Наталья Кирилловна сама села писать к своему племяннику. Она почти отвыкла писать, а волнение мешало ей держать перо в руках, и она, тоскливо озираясь кругом, произнесла имя Гриши.

Зина вздрогнула; подбежав к старухе со стаканом воды, она нежно сказала:

– - Выпейте, успокойтесь; я вижу, как я глупа! но могла ли я думать!

– - Молчи!
– - повелительно сказала Наталья Кирилловна и после долгих попыток едва могла написать несколько строк своему племяннику, которого она требовала немедленно в Петербург.

(С того дня и начались беспрестанные послания к Тавровскому.)

К вечеру весь дом знал о женитьбе

Павла Сергеича, и приживалки как пчелы жужжали между собой, делая разные предположения, на ком и как женится племянник их благодетельницы? По болезни Натальи Кирилловны они догадывались, что женитьба Павла Сергеича ей не нравится, и у них родились толки и споры: будут ли они вместе жить? и скоро ли свадьба? Зина снова сидела на скамейке у кровати Натальи Кирилловны в комнате, жарко натопленной и тускло освещенной одной свечой с зеленым колпаком. Трудно было Зине развлекать больную, и она часто, выбежав за чем-нибудь из спальни, бранила старуху и делала выразительные жесты, оборачиваясь к комнате ее. Но сладкая улыбка покорности слетала на ее лицо, когда она только что дотрогивалась до ручки двери.

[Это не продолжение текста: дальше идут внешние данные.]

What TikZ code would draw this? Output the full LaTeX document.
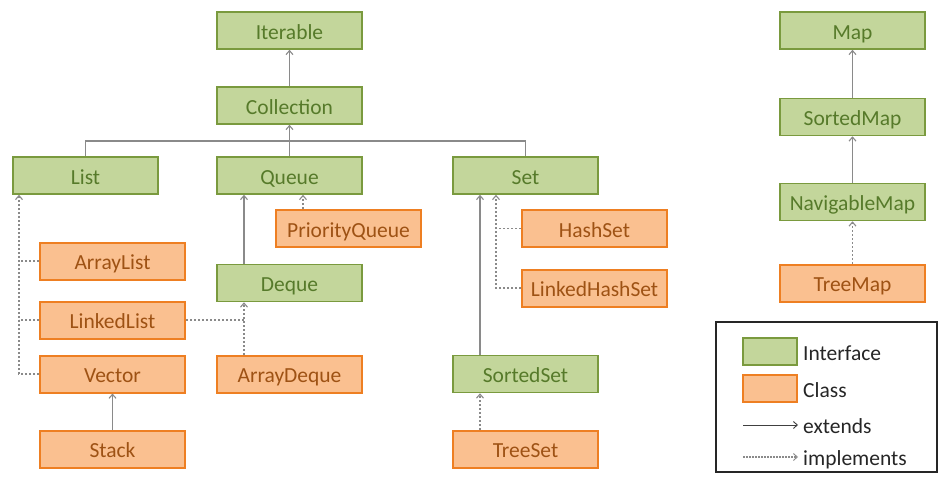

Прочим приживалкам на полчаса в день позволялось входить к больной. Они смыкались в группу и, казалось, вырастали, потому что стояли на цыпочках и по очереди целовали кончик одеяла в ногах у Натальи Кирилловны, которая болезненным голосом говорила им:

– - Ну что, рады, что у вас будет новая барыня? а? Да нет, сначала похороните меня, а там веселитесь!

Приживалки всхлипывали, и каждая давала клятву умереть прежде. Соскучась их хныканьем, Наталья Кирилловна замечала:

– - Полноте хныкать: я еще не умерла!

И приживалки быстро от слез переходили к веселости. Приживалка с мутными глазами была всегда запевалой; она первая сказала своим сиплым голосом:

– - Я-то, дура, думала, что наш красавец на мне женится, хе-хе-хе! И вот уж бы я вас каким крепким кофеем угостила на другой день свадьбы! Какая бы стала франтиха!

И приживалка делала разные жесты руками и своими узкими глазками, стараясь рассмешить больную.

Прочие приживалки громко смеялись. Но как их горесть, так и веселость скоро надоедали Наталье Кирилловне, и она прогоняла их.

По приезде Павла Сергеича долго и много толковала Наталья Кирилловна о невозможности его женитьбы; но настойчивость ее племянника заставила ее согласиться. Однако она требовала отложить свадьбу на год и более, надеясь на непостоянство характера своего племянника.

Глава XLVIII

Дурные вести

Прошло более полугода с возвращения Тавровского в Петербург.

Утром, часу в одиннадцатом, бодрый старик лет под шестьдесят тихо позвонил у двери великолепной квартиры в С** улице. Ему отворил человек лет тридцати в утреннем костюме -- в халате с шелковыми кистями, в красной феске и шитых золотом туфлях -- и, встретив его с распростертыми объятиями, приветствовал следующими словами:

– - А, Иван Софроныч! добро пожаловать!

– - Здравствуй, Петруша!
– - ласково отвечал старик и трижды поцеловал господина в халате и феске.

Иван Софроныч, с тех пор как мы расстались с ним, значительно переменился. Деревенская жизнь, полная здоровой деятельности, видимо пошла ему впрок: он пополнел, во всех движениях его видна была крепость и сила, он смотрел весело, и по изрядно отдувшемуся карману его форменного сюртука заметно было, что он не с пустыми руками прибыл к своему доверителю после двухлетнего управления его имениями.